Many other countries draw a similar line. Where tax law sees you as trading in property instead of investing, profit is taxed as business income, and reliefs aimed at long term investors, such as reduced capital gain rates, often do not apply.
Are Flips Considered Investment Properties? Factors That Tip The Balance
The label attached to a flip comes from real world behaviour, not from the word you use on your loan application. Tax inspectors and lenders both watch patterns. A single flip every few years, done alongside a full time job, tells a different story from ten quick resales in one year through a property company.
Main factors usually include how often you flip, how long you hold each property, how involved you are in marketing and selling to buyers, and whether you also own long term rentals. When most of your time and income comes from buying and quickly reselling houses, authorities are likely to see you as a dealer or trader instead of an investor.
Intent At Purchase
Intent sounds vague, but it shows up in documents and behaviour. If your written plan, financing, and actions all point to a fast resale, the property starts life closer to trading stock than to an investment. Short term hard money loans, a business plan built on quick turnover, and marketing the property as soon as work starts all push the house toward dealer treatment.
Instead, a property bought with long term rental in mind, placed on a buy to let mortgage, and held for tenants for several years fits more neatly in the investment property box, even if you later tidy it up and sell after a holding period.
Frequency And Scale Of Flips
Volume often matters. One or two flips over a decade can look like disposing of surplus assets. Running a constant pipeline of acquisition, renovation, and resale looks like a trade. The more deals you complete, the more records, advertising, and contractor activity you generate, the easier it is for authorities to argue that flips form a business instead of a side investment.
Using a company, branding, and full time staff does not automatically remove investment treatment, but it often strengthens the view that you are in the business of buying and selling property.
Holding Period And Use During Ownership
Short holding periods tend to point toward trading.
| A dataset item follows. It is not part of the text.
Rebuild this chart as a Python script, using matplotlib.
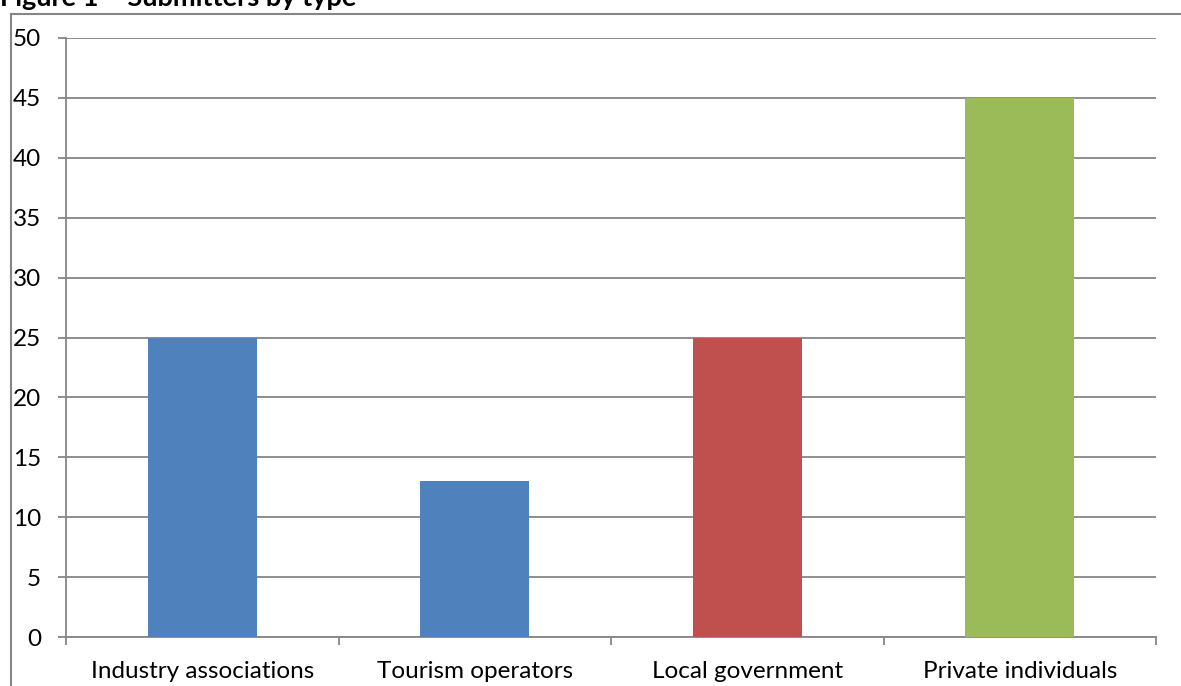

Many tax systems draw a line between property sold within a year and property held longer. A sale a few months after completion sits more easily in the trading bucket, especially when you repeat the pattern.
Use during ownership also plays a role. Property rented on standard leases for several years usually looks like an investment. Property that never has a tenant, and moves straight from purchase, through renovation, to resale, looks like inventory.
When Flip Houses Resemble Investment Properties In Practice
Not every project with a quick resale is treated the same way. Some flips start life as rentals, or as homes you live in while you work on them, then are sold when the time feels right. In those blended cases, tax rules usually look at your main purpose over the whole period of ownership and weigh rental income, holding time, and resale pattern to decide whether the property sits closer to investment or trading stock.
Live In Flips And Main Residence Relief
Some people move into a fixer upper, upgrade it over several years, then sell and buy the next project. In systems that tax gains on main homes, there is often a specific relief for a property that has been your main residence for a set number of years. When you qualify, a large slice of the gain can be free of capital gains tax.
That relief usually comes with strict timing rules and limits. The Internal Revenue Service describes the United States main home exclusion in detail in its material on selling your home and related topics. It only applies to a property that meets the tests for a principal residence, not to houses held mainly for quick resale.
How Lenders View Flips Versus Investment Properties
Lenders also care how they label a property. A house held for rent with a steady lease usually fits their standard investment loan bucket, while a short project that you buy, renovate, and resell in six months often needs specialist flip funding with higher rates and strict deadlines. When you flip often, many lenders start to treat you as a business borrower, ask for accounts and project budgets, and limit how much short term finance they will extend at once.
Practical Steps Before You Start Your Next Flip
The label on a flip flows from the facts of how you buy, hold, and sell, not from what you call it after the sale. A short planning session before you commit can place each project in the right bucket and reduce surprise tax bills.
| Decision Area | Questions To Ask | Effect On Treatment |
|---|---|---|
| Project goal | Is the main aim quick resale, long term rent, or mixed use? | Points toward trading, investment, or blended treatment |
| Expected holding period | Are you planning to hold for months, years, or decades? | Short holds skew toward business income on sale |
| Finance structure | Is funding a short term flip loan or a long term mortgage? | Short term, high cost loans often reflect trading intent |
| Use during ownership | Will you rent, live in, or leave the property empty? | Long rental periods help with investment classification |
| Scale of activity | Is this a one off project or part of continual flipping? | Frequent flips align with dealer or trading status |
| Record keeping | Do you track time, costs, and income by project? | Clear records help defend your position in an enquiry |
| Exit strategy | Will you sell, refinance, or exchange into another asset? | Investment property may qualify for tax deferral tools |
Read the official guidance in your country. In the United States, the Internal Revenue Service real estate tax tips page links through to topics on like kind exchanges that apply to business or investment property, not to inventory or personal homes. Local tax agencies in other countries publish similar material on property trading and investment categories.
Speak with a qualified tax adviser or accountant who works with property deals. They can review your pattern of activity and point out record keeping habits that reduce stress if your returns are reviewed.
So, Are Flips Considered Investment Properties For You?
The strict answer is that many flips are not treated as investment properties at all. Regular fix and flip activity is normally treated as a trade, with properties held as inventory and profit taxed as business income, not as capital gain. Those projects sit outside many tax reliefs aimed at long term investors.
So when you ask Are Flips Considered Investment Properties?, think about how your project behaves across the whole holding period. A flip held for rent for several years, or a live in renovation that meets the tests for main residence relief, can still sit in the investment or residence box instead of the trading box. The dividing line comes from your intent, holding period, scale, and the pattern of your overall activity profile, not from the label you print on your business card.